Efficient Coding of Large-Dimensional Generated Quantities (Export only means?)

After fitting my model on n=~3000 rows, I compute predicted values for about ~250 different permutations of covariates (counterfactual scenarios). With 4 chains and 3000 steps each, this inflates the dimensionality of the generated quantities matrix for the fitted values to 3000 * 250 * 12000 = 9 billion entries. I have observed that exporting high-dimensional generated quantities significantly slows down the time between finishing of chains and completion of the rstan sample-function.

I only really need the posterior average residual for each permutation, so a 250 element vector with the per-step mean of the mean of rows (rather than the 9 billion matrix) would be sufficient to be exported.

What would be a recommended workflow if one only needs point estimates of generated quantities rather than the full posterior generated quantities of each step? Exclude full matrix from export with “{…}” and calculate the averages in the generated quantities section? Or “manually” calculate predictions based on mean posterior parameter outside of stan? Does the gen-quant calculation only take place after all steps of a chain are done? Or after each step?
One key element where I am missing understanding to inform my decision is whether the long additional run time with large-dimensional gen-quant exports is due to their calculation in the gen-quant section or due to the export of the stan model object back to R.

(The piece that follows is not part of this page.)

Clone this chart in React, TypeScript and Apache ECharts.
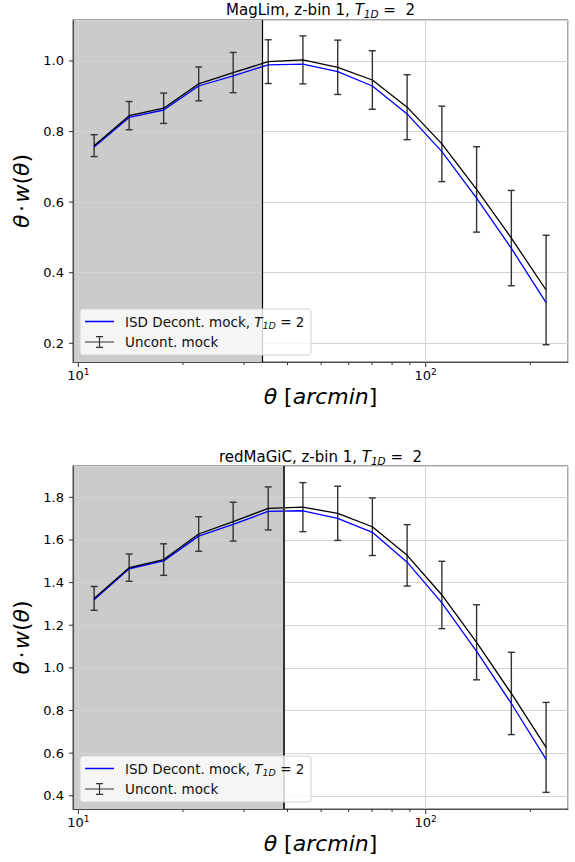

I would be very grateful for any advice and am happy to supplement a reproducible example, although I believe the question might be meta enough not to require an example.
Thank you!

Specify pars = "big", include = FALSE when you call stan or sampling where “big” is the name of the thing in generated quantities that is too big to store. The posterior means of everything are always available afterward via get_posterior_mean().

Thank you! And if i did not want to calculate fitted values for each of the 12,000 steps but only once for the mean parameters, could that be achieved within the generated quantities? Is there a way to access or calculate the posterior mean of parameters directly within generated quantities?

I’d still love to do the fitting with the mean posterior parameters in stan (e.g. to re-use matrix products from transformed data), but it’s computationally to intensive to do it 12,000 times for the whole posterior sample.

Do you happen to know if there is an equivalent of “pars” and “include” for CmdStan?

There is not. Also, you cannot calculate means (of functions) over all the posterior draws within the generated quantities block because the generated quantities block is executed one posterior draw at a time.

No, but given that data streams out, it’s much more scalable. Of course, that still needs to get read in if you want to analyze the output.

Usually when output is too much, users are maintaining too many posterior draws. We usually recommend a total ESS of around 200 for practical inference using 4 chains (the 50 per chain limit is more for our estimates of ESS than that we need a total ESS of 200). So if you have a lot of autocorrelation, you can thin.

There will only be 16K leapfrog steps per iteration with a tree depth of 14.

But yes, generated quantities is only executed once per iteration, no matter how many leapfrog steps are required.

In addition to it being more scalable due to streaming the output like @Bob_Carpenter says, if you’re running CmdStan via CmdStanR then when we read the output back into R we only read in what is requested. So, for example,

fit$draws("theta")

only reads theta into memory instead of reading in all parameters and then only returning theta. Also, if you were to subsequently run fit$draws(c("theta", "alpha")) it would only read in alpha the second time (since theta was already read in) but still return both theta and alpha.

I think this is true for CmdStanPy too but I’m not 100% sure.